De vez en cuando, en alguna reunión social, los que se sienten parte de una clase privilegiada pueden sorpresivamente, o más bien en forma deliberada, llevar la conversación a esos estadios arcanos y preguntar por ejemplo: “¿Y tú, de qué solar eres?” Y queda claro que los que pertenecemos a otros grupos sociales del país no accedemos de la misma manera a la memoria, por cuanto las vicisitudes con las que hemos irrumpido han alterado la preservación de la memoria oral y sus escasos contactos con los documentos escritos son dispersos y fragmentados. Para los que somos resultado de la convergencia de muchas sangres, hijos de la hibridez, el mestizaje, la orfandad del origen remoto hizo que nuestros antepasados más bien omitieran valiosa información sobre los que nos precedieron. Al menos era lo que sucedía hasta hace un par décadas. La era tecnológica que hemos comenzado a vivir desde que se masificó la máquina fotográfica, la grabadora y posteriormente la cámara y el set de aparatos que han venido después, garantizan que el pasado permanecerá en las futuras generaciones.

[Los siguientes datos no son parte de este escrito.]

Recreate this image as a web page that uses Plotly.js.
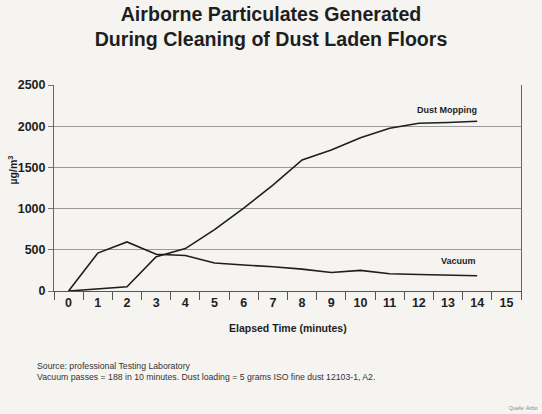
<!DOCTYPE html>
<html>
<head>
<meta charset="utf-8">
<script src="https://cdn.plot.ly/plotly-3.0.1.min.js"></script>
<style>html,body{margin:0;padding:0;background:#f5f4f1;}#chart{width:542px;height:414px;}</style>
</head>
<body>
<div id="chart"></div>
<script>
// Data
const minutes = [0,1,2,3,4,5,6,7,8,9,10,11,12,13,14];
const tickLabels = [0,1,2,3,4,5,6,7,8,9,10,11,12,13,14,15];
const yTicks = [0,500,1000,1500,2000,2500];
const dustMopping = [0,22,52,415,515,745,1005,1285,1590,1710,1860,1975,2035,2045,2060];
const vacuum = [0,460,595,445,430,340,315,295,265,225,250,210,200,195,185];
const seriesNames = ["Dust Mopping","Vacuum"];

const font = "'Liberation Sans', Arial, Helvetica, sans-serif";
const ink = "#1e1e1e";

const traces = [
  {x: minutes, y: dustMopping, name: seriesNames[0], mode: "lines", line: {color: ink, width: 1.6}},
  {x: minutes, y: vacuum, name: seriesNames[1], mode: "lines", line: {color: ink, width: 1.6}}
];

const layout = {
  width: 542, height: 414,
  margin: {l: 54, r: 21, t: 85, b: 123},
  paper_bgcolor: "#f5f4f1", plot_bgcolor: "#f5f4f1",
  showlegend: false,
  font: {family: font, color: ink},
  title: {
    text: "<b>Airborne Particulates Generated<br>During Cleaning of Dust Laden Floors</b>",
    font: {size: 19.6, family: font, color: ink},
    xref: "container", x: 0.5, xanchor: "center",
    yref: "container", y: 0.95, yanchor: "middle"
  },
  xaxis: {
    range: [-0.5, 15.5],
    tickmode: "array", tickvals: tickLabels, ticktext: tickLabels.map(v => "<b>" + v + "</b>"),
    ticks: "", showgrid: false, zeroline: false,
    showline: true, linecolor: "#555", linewidth: 1, mirror: false,
    tickfont: {size: 12.5, family: font, color: ink},
    minor: {tickmode: "linear", tick0: 0.5, dtick: 1, ticks: "outside", ticklen: 8, tickcolor: "#555", tickwidth: 1, showgrid: false}
  },
  yaxis: {
    range: [0, 2500],
    tickmode: "array", tickvals: yTicks,
    ticktext: yTicks.map(v => "<b>" + v + "</b>"),
    ticks: "outside", ticklen: 5, tickcolor: "#777",
    showgrid: true, gridcolor: "#9a9a9a", gridwidth: 1,
    zeroline: false, showline: true, linecolor: "#666", linewidth: 1, mirror: true,
    tickfont: {size: 12.5, family: font, color: ink}
  },
  annotations: [
    {text: "<b>Dust Mopping</b>", x: 12.95, y: 2195, xref: "x", yref: "y", showarrow: false,
     font: {size: 9, family: font, color: ink}},
    {text: "<b>Vacuum</b>", x: 13.35, y: 364, xref: "x", yref: "y", showarrow: false,
     font: {size: 9, family: font, color: ink}},
    {text: "<b>µg/m<sup>3</sup></b>", textangle: -90, xref: "paper", yref: "paper",
     x: -0.09, y: 0.59, xanchor: "center", yanchor: "middle", showarrow: false,
     font: {size: 10.5, family: font, color: ink}},
    {text: "<b>Elapsed Time (minutes)</b>", xref: "paper", yref: "paper", x: 0.5, y: -0.18,
     xanchor: "center", yanchor: "middle", showarrow: false, font: {size: 10.5, family: font, color: ink}},
    {text: "Source: professional Testing Laboratory<br>Vacuum passes = 188 in 10 minutes. Dust loading = 5 grams ISO fine dust 12103-1, A2.",
     xref: "paper", yref: "paper", x: -0.04, y: -0.33, xanchor: "left", yanchor: "top", align: "left",
     showarrow: false, font: {size: 8.7, family: font, color: "#333"}},
    {text: "Quelle: Airbo", xref: "paper", yref: "paper", x: 1.04, y: -0.57, xanchor: "right", yanchor: "middle",
     showarrow: false, font: {size: 5, family: font, color: "#888"}}
  ]
};

Plotly.newPlot("chart", traces, layout, {displayModeBar: false, staticPlot: true});
</script>
</body>
</html>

Pero, en particular respecto a mi familia, se podrá decir que la estirpe de su ancestro primero esta en un domador de caballos que vivió gran parte del siglo XIX, que transitó por los campos de secano de la comarca de Cauquenes, en permanente atención a los posibles requerimientos de sus servicios. Alcancé a conocer a su último hijo, que era hermanastro de mi abuelo paterno y de mi abuela materna, él había heredado de él una larga vida y la virilidad de procrear hijos a una edad avanzada. No hay muchos datos, salvo que tenía algún dedo menos en una mano, perdido en las durezas de su oficio. Lo imagino en un buen caballo, resultado de su oficio, abrazado al paisaje de los ciclos productivos del ganado, de la crianza de ganados o de la abundancia de los vinos rústicos de las tierras de rulos. Quizás su fuerte era la mediería y no la posesión, pues con su muerte se extingue el vínculo con los parajes de ese Santos Bravo, que al parecer trasmitió un cierto don que llevó a sus hijos a buscar nuevos horizontes. Con ese lejano bisabuelo del Chile previo al centenario, al menos para nuestra familia, se pierden los trazos de nuestra vinculación directa con la vida rural. Mi abuelo paterno se radicará primero en Valparaíso y después en Curicó, dedicado a labores comerciales; mi abuela materna, luego de enviudar, se estableció con su hermano y se casó con el que sería mi abuelo paterno, el español vasco Cuervo Larrondo  comenzando nuestro periplo por el valle del Cachapoal. Algo así como la revolución neolítica a escala familiar, que tiene su anecdotario y sus imágenes sepias, que desde su tiempo nos precisan un pasado indeleble, referencial, y son miradas febriles que transitan por nosotros, remitidas estructuras habitantes de lo onírico y la vastedad de lo ido, luz de lo que vendrá.